Aujourd’hui, j’aide à faire en sorte que justice soit faite, la même justice que j’essaie d’obtenir pour toi et pour moi. Cette justice ne sera faite que lorsque les agents qui nous ont tout pris et nous ont maltraités, qui sont entrés chez nous par la force et qui t’ont tué assumeront les conséquences de leur barbarie devant la loi.

Même si je sais que je ne te reverrai pas et que la souffrance persistera jusqu’à la fin de mes jours, lorsque justice sera faite, je serai satisfaite. Je sais que j’y arriverai, mon fils. Ta mort ne sera pas vaine, parce que tout cela m’a donné la force d’aider de nombreuses familles qui, comme moi, vivent cette terrible souffrance.

Malgré les obstacles que nous imposent ceux qui devraient nous protéger et défendre nos droits, tous nos efforts se transformeront en joie quand l’histoire ne se répétera plus et quand jamais plus personne ne mourra aux mains d’un agent des forces de sécurité.

Je suis sûre qu’un jour, ces homicides cesseront et que les jeunes pourront grandir sans peur, vivre avec la certitude qu’ils rentreront sains et saufs chez eux et qu’ils auront la possibilité de se construire un avenir prometteur.

Je sais que, d’une certaine manière, tu es toujours avec moi, mon fils, et que tu attends que ce jour arrive et devienne réalité pour toutes ces familles qui veulent simplement vivre en paix. Ce jour viendra et tu seras fier de ta mère, fier que je ne sois pas restée les bras croisés face à tant d’injustices.

Je t’aime infiniment Darwilson, mon merveilleux fils aux yeux en amande.

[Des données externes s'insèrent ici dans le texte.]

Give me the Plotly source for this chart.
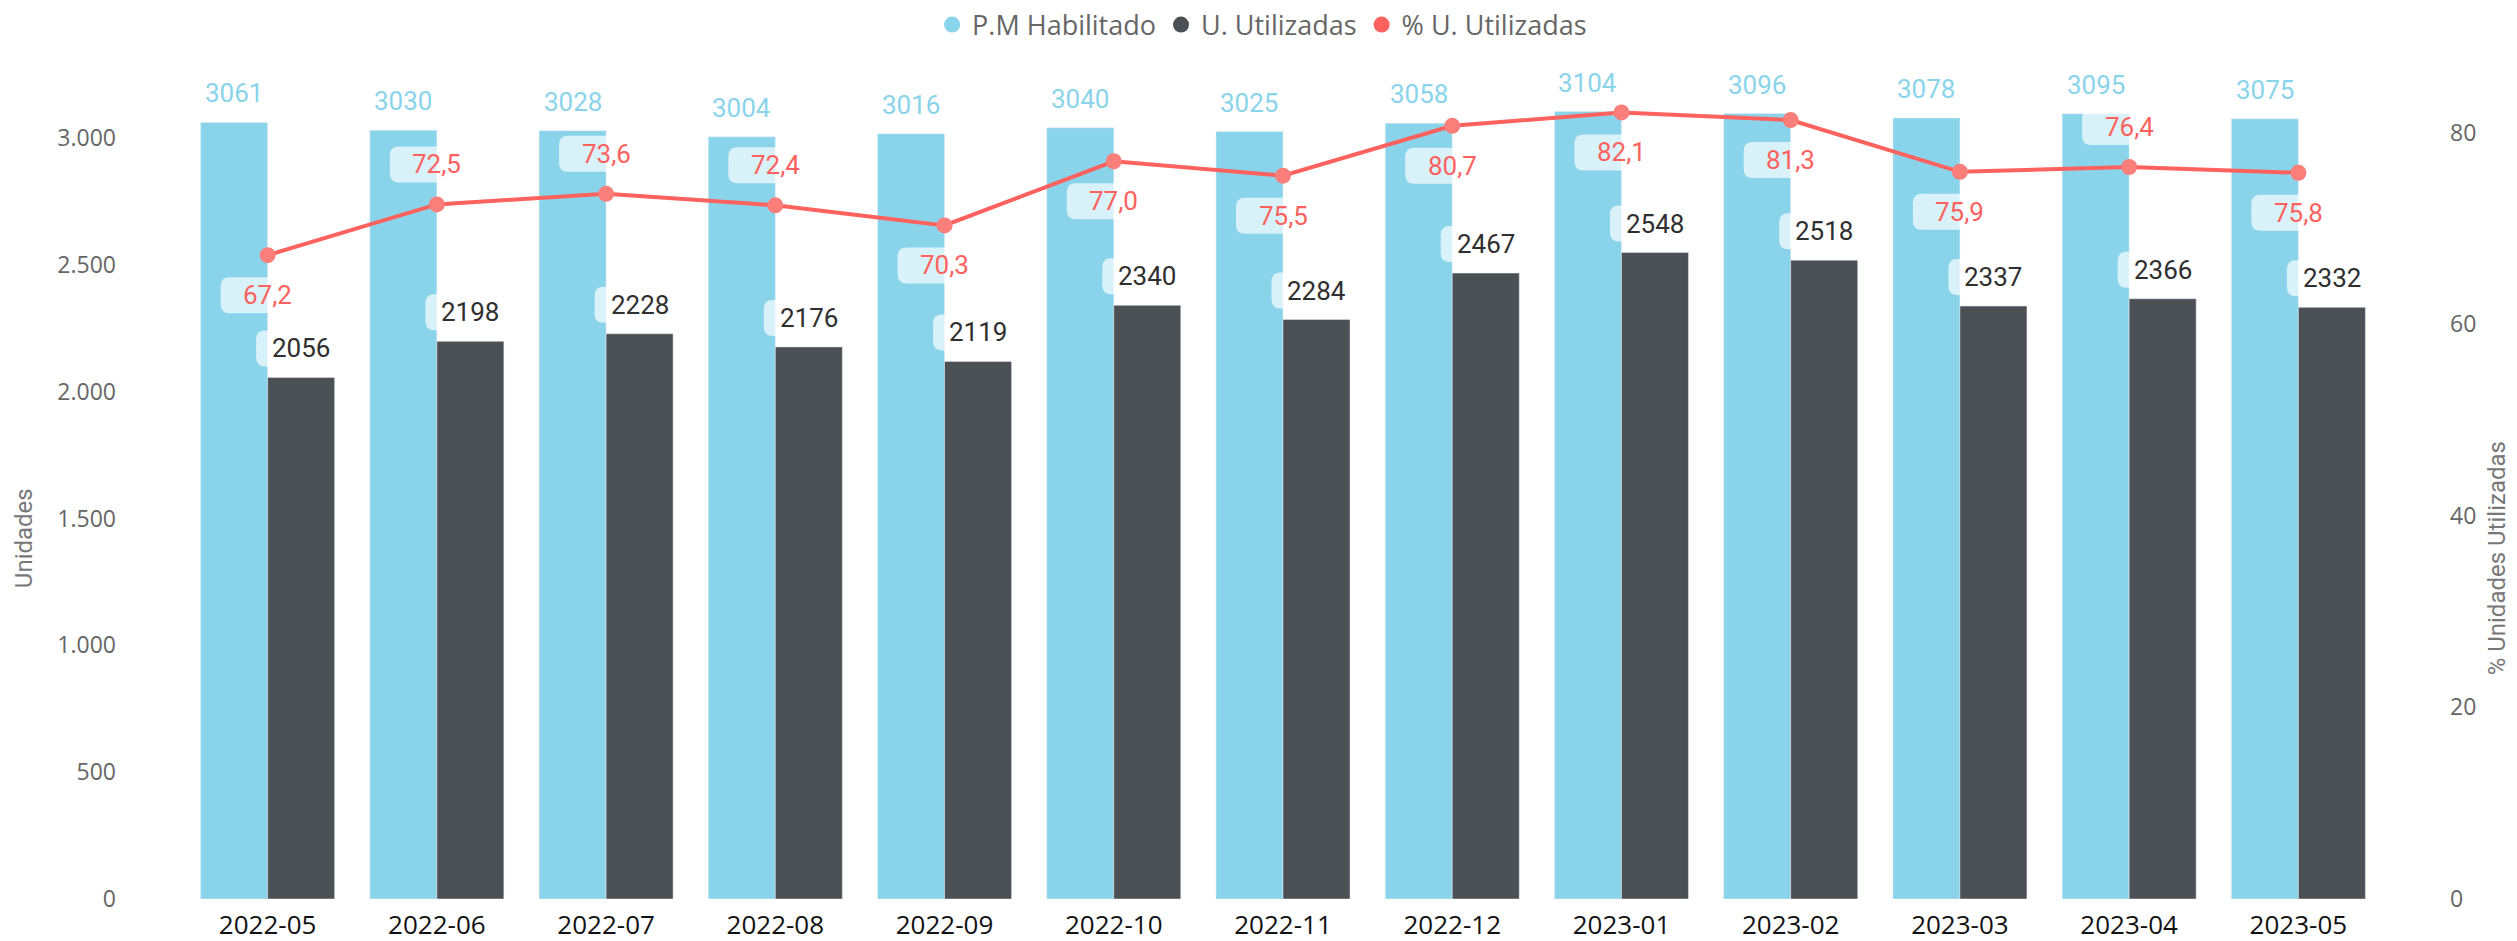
import plotly.graph_objects as go

categories = ["2022-05", "2022-06", "2022-07", "2022-08", "2022-09", "2022-10", "2022-11",
              "2022-12", "2023-01", "2023-02", "2023-03", "2023-04", "2023-05"]
pm_habilitado = [3061, 3030, 3028, 3004, 3016, 3040, 3025, 3058, 3104, 3096, 3078, 3095, 3075]
u_utilizadas = [2056, 2198, 2228, 2176, 2119, 2340, 2284, 2467, 2548, 2518, 2337, 2366, 2332]
pct_utilizadas = [67.2, 72.5, 73.6, 72.4, 70.3, 77.0, 75.5, 80.7, 82.1, 81.3, 75.9, 76.4, 75.8]
# label above (+1) or below (-1) the line point, as in the reference
pct_label_side = [-1, 1, 1, 1, -1, -1, -1, -1, -1, -1, -1, 1, -1]
left_ticks = [0, 500, 1000, 1500, 2000, 2500, 3000]
right_ticks = [0, 20, 40, 60, 80]

C_LIGHT = "#8AD4EB"
C_DARK = "#4A5053"
C_RED = "#FD625E"
C_MARK = "#FA7E7A"
LABEL_FONT = "Roboto, DejaVu Sans, sans-serif"
UI_FONT = "Open Sans, Noto Sans, sans-serif"
TITLE_FONT = "Roboto, sans-serif"

BARGAP = 0.208
HALF = (1 - BARGAP) / 4  # offset of each bar centre from category centre

fig = go.Figure()
fig.add_trace(go.Bar(x=categories, y=pm_habilitado, name="P.M Habilitado",
                     marker_color=C_LIGHT, showlegend=False, offsetgroup="a"))
fig.add_trace(go.Bar(x=categories, y=u_utilizadas, name="U. Utilizadas",
                     marker_color=C_DARK, showlegend=False, offsetgroup="b"))
fig.add_trace(go.Scatter(x=categories, y=pct_utilizadas, name="% U. Utilizadas", yaxis="y2",
                         mode="lines+markers", line=dict(color=C_RED, width=4),
                         marker=dict(color=C_MARK, size=16), showlegend=False))

# legend entries with round markers (Power BI style)
for nm, col in [("P.M Habilitado", C_LIGHT), ("U. Utilizadas", C_DARK), ("% U. Utilizadas", C_RED)]:
    fig.add_trace(go.Scatter(x=[None], y=[None], mode="markers", name=nm,
                             marker=dict(color=col, size=16, symbol="circle"), showlegend=True))


def rrect(x0, x1, y0, y1, r):
    return (f"M {x0+r},{y0} L {x1-r},{y0} Q {x1},{y0} {x1},{y0+r} L {x1},{y1-r} "
            f"Q {x1},{y1} {x1-r},{y1} L {x0+r},{y1} Q {x0},{y1} {x0},{y1-r} "
            f"L {x0},{y0+r} Q {x0},{y0} {x0+r},{y0} Z")


annotations = []
shapes = []
BOX_FILL = "rgba(255,255,255,0.68)"
for i, cat in enumerate(categories):
    # P.M Habilitado labels
    annotations.append(dict(x=i - HALF, y=pm_habilitado[i], xref="x", yref="y",
                            text=str(pm_habilitado[i]), showarrow=False, yshift=29,
                            font=dict(family=LABEL_FONT, size=26, color=C_LIGHT)))
    # U. Utilizadas labels with rounded box
    annotations.append(dict(x=i + HALF, y=u_utilizadas[i], xref="x", yref="y",
                            text=str(u_utilizadas[i]), showarrow=False, yshift=29,
                            font=dict(family=LABEL_FONT, size=26, color="#2F2F2F")))
    shapes.append(dict(type="path", xref="x", yref="y", xsizemode="pixel", ysizemode="pixel",
                       xanchor=i + HALF, yanchor=u_utilizadas[i],
                       path=rrect(-45, 45, 29 - 18, 29 + 18, 9),
                       fillcolor=BOX_FILL, line=dict(width=0), layer="above"))
    # % labels
    off = 40 * pct_label_side[i]
    annotations.append(dict(x=i, y=pct_utilizadas[i], xref="x", yref="y2",
                            text=f"{pct_utilizadas[i]:.1f}".replace(".", ","),
                            showarrow=False, yshift=off,
                            font=dict(family=LABEL_FONT, size=26, color=C_RED)))
    shapes.append(dict(type="path", xref="x", yref="y2", xsizemode="pixel", ysizemode="pixel",
                       xanchor=i, yanchor=pct_utilizadas[i],
                       path=rrect(-47, 47, off - 18, off + 18, 9),
                       fillcolor=BOX_FILL, line=dict(width=0), layer="above"))

# axis titles
annotations.append(dict(text="Unidades", xref="paper", yref="paper", x=-0.0723, y=0.430,
                        xanchor="center", yanchor="middle",
                        textangle=-90, showarrow=False,
                        font=dict(family=TITLE_FONT, size=24, color="#777777")))
annotations.append(dict(text="% Unidades Utilizadas", xref="paper", yref="paper", x=1.0518, y=0.406,
                        xanchor="center", yanchor="middle",
                        textangle=-90, showarrow=False,
                        font=dict(family=TITLE_FONT, size=24, color="#777777")))

fig.update_layout(
    width=2517, height=941,
    margin=dict(l=183, r=134, t=60, b=42, autoexpand=False),
    paper_bgcolor="white", plot_bgcolor="white",
    barmode="group", bargap=BARGAP, bargroupgap=0,
    separators=",.",
    showlegend=True,
    legend=dict(orientation="h", x=0.4905, xanchor="center", y=1.0417, yanchor="middle",
                font=dict(family=UI_FONT, size=27, color="#666666"), itemwidth=30,
                bgcolor="rgba(0,0,0,0)"),
    xaxis=dict(type="category", range=[-0.5, len(categories) - 0.5], showgrid=False,
               zeroline=False, showline=False,
               tickfont=dict(family=UI_FONT, size=26, color="#111111"),
               ticklabelstandoff=8),
    yaxis=dict(range=[0, 3307], tickvals=left_ticks, tickformat=",d", showgrid=False,
               zeroline=False, showline=False,
               tickfont=dict(family=UI_FONT, size=23, color="#666666"),
               ticklabelstandoff=66),
    yaxis2=dict(range=[0, 87.57], tickvals=right_ticks, overlaying="y", side="right",
                showgrid=False, zeroline=False, showline=False,
                tickfont=dict(family=UI_FONT, size=23, color="#666666"),
                ticklabelstandoff=66),
    annotations=annotations,
    shapes=shapes,
)

fig.write_html("out.html", config={"displayModeBar": False},
               post_script="document.body.style.margin='0';")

Aracelis Sánchez est la mère de Darwilson, un jeune homme qui a été exécuté par des agents de l’État vénézuélien le 11 juin 2013. Avec l’aide de l’organisation locale Comité de Familiares Víctimas (COFAVIC) et d’autres mères de jeunes tués par des agents de l’État, Aracelis Sánchez a créé l’organisation nommée Organización de Familiares Víctimas de Violaciones de Derechos Humanos (Orfavideh), qui réunit 50 personnes qui cherchent à obtenir justice.